STATED TASK: In the listing below, identify each line with the word "matplotlib" and return those lines.
════════════════
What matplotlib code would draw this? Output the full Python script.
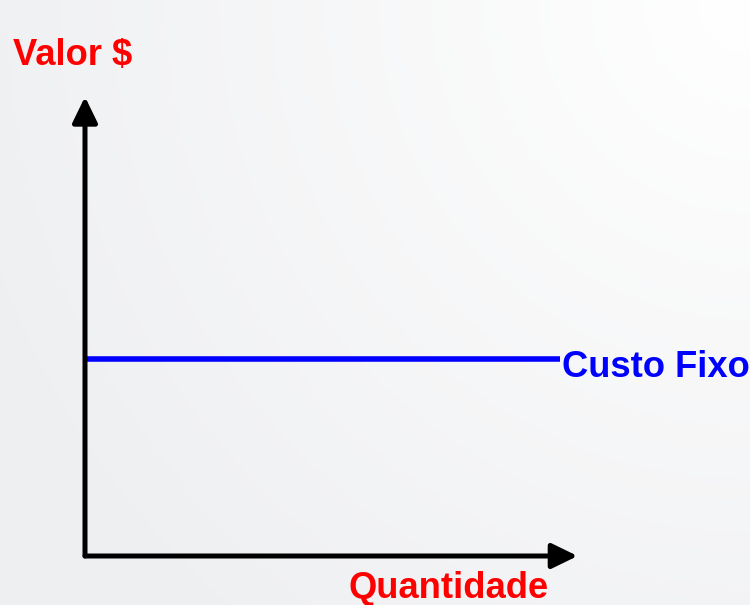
import numpy as np
import matplotlib
matplotlib.use("Agg")
import matplotlib.pyplot as plt

# schematic data: fixed cost stays flat whatever the quantity
quantidade = [0, 10]
custo_fixo = [4.32, 4.32]
x_max = 10.37   # where the quantity arrow ends
y_max = 10.07   # where the value arrow ends

label_y = "Valor $"
label_x = "Quantidade"
label_line = "Custo Fixo"

W, H = 750, 605
FONT = ["Liberation Sans", "DejaVu Sans"]
FS = 26.2

fig = plt.figure(figsize=(W / 100, H / 100), dpi=100)

# light background, whiter towards the top right corner
bg = fig.add_axes([0, 0, 1, 1], zorder=-1)
yy, xx = np.mgrid[0:H, 0:W]
dist = np.hypot(xx - W, yy) / 850.0
t = np.clip(dist, 0, 1)
top = np.array([1.0, 1.0, 1.0])
low = np.array([0xee, 0xef, 0xf1]) / 255.0
img = top[None, None, :] * (1 - t[..., None]) + low[None, None, :] * t[..., None]
bg.imshow(img, aspect="auto", extent=[0, W, H, 0])
bg.set_axis_off()

ax = fig.add_axes([85 / W, (H - 556) / H, (560 - 85) / W, (556 - 100) / H])
ax.set_xlim(0, 10)
ax.set_ylim(0, 10)
ax.set_axis_off()
ax.patch.set_alpha(0)

arrow = dict(arrowstyle="-|>,head_length=0.78,head_width=0.38",
             mutation_scale=20, lw=3.6, color="black",
             shrinkA=0, shrinkB=0)
ax.annotate("", xy=(0, y_max), xytext=(0, 0), arrowprops=arrow,
            annotation_clip=False)
ax.annotate("", xy=(x_max, 0), xytext=(0, 0), arrowprops=arrow,
            annotation_clip=False)

ax.plot(quantidade, custo_fixo, color="#0000ff", lw=4, solid_capstyle="butt",
        clip_on=False)
ax.annotate(label_line, xy=(quantidade[-1], custo_fixo[-1]), xytext=(2, -18),
            textcoords="offset pixels", ha="left", va="baseline",
            color="#0000ff", fontsize=FS, fontweight="bold", family=FONT,
            annotation_clip=False)

fig.text(13 / W, 1 - 65 / H, label_y, color="#ff0000", fontsize=FS,
         fontweight="bold", family=FONT, ha="left", va="baseline")
fig.text(349 / W, 1 - 598 / H, label_x, color="#ff0000", fontsize=FS,
         fontweight="bold", family=FONT, ha="left", va="baseline")

fig.savefig("out.png", dpi=100)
════════════════
ANSWER TO THE PROBLEM:
What matplotlib code would draw this? Output the full Python script.
import matplotlib
matplotlib.use("Agg")
import matplotlib.pyplot as plt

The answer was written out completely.